--- Begin ---

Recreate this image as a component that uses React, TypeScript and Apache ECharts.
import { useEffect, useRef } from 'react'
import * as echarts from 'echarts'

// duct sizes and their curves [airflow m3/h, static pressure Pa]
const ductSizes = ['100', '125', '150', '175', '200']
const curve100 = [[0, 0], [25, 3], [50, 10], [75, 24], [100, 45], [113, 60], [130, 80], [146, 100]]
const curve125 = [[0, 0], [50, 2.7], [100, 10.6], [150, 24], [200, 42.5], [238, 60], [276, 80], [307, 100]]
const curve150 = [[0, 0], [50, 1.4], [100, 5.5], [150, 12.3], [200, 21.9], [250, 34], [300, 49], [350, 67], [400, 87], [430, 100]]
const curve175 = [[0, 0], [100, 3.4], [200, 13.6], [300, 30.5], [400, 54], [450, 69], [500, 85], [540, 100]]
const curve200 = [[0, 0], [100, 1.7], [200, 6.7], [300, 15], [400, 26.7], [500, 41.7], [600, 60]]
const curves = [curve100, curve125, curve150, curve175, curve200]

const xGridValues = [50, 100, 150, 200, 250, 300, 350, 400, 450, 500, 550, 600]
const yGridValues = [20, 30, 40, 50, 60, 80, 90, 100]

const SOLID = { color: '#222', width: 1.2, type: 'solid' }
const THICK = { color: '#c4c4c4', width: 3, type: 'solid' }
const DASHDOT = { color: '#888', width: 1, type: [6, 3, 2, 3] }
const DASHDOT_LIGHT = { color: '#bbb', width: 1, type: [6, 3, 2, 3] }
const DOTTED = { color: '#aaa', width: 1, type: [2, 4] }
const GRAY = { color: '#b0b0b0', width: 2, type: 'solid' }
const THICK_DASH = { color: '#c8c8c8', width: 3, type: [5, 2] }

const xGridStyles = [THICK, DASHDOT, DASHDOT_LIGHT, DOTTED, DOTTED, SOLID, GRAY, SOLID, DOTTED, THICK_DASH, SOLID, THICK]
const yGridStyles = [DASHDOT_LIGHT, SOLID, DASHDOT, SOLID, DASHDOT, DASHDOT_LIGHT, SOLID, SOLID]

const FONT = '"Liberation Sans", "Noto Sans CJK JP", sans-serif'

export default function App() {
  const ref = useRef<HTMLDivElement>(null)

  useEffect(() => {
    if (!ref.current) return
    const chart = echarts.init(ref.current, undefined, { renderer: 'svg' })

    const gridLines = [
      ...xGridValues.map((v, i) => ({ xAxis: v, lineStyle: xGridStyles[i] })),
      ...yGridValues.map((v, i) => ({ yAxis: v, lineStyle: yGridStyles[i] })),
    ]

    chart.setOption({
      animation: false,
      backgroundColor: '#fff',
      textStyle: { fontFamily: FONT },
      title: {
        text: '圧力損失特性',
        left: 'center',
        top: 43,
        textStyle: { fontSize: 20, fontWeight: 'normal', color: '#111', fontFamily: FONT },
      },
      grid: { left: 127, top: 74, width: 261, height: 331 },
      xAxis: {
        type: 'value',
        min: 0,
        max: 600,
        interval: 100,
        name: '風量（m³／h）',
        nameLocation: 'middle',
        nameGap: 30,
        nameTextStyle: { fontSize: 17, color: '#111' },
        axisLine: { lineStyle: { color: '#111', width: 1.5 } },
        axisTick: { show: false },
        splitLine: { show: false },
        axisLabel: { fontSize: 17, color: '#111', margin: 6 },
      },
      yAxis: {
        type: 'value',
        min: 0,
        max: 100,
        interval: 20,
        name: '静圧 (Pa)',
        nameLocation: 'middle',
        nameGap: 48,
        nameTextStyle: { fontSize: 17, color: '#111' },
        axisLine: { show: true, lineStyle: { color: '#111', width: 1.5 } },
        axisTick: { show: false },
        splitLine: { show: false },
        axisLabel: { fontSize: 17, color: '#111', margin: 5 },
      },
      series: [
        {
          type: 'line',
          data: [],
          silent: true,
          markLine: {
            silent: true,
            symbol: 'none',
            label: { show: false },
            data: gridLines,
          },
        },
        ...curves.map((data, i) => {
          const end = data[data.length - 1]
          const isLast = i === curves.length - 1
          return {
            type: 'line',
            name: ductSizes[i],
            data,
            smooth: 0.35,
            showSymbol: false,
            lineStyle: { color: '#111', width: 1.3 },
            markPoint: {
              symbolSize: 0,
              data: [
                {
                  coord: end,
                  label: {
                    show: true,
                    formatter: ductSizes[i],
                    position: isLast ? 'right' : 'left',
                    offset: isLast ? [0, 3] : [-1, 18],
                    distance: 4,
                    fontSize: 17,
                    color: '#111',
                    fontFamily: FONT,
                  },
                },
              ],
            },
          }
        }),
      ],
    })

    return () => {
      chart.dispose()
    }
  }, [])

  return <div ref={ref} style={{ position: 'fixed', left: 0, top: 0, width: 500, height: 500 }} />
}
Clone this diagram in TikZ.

--- End ---

JOB
Consider the entries above and return each line with the string "this".

SOLVED PROBLEM
Recreate this image as a component that uses React, TypeScript and Apache ECharts.
Clone this diagram in TikZ.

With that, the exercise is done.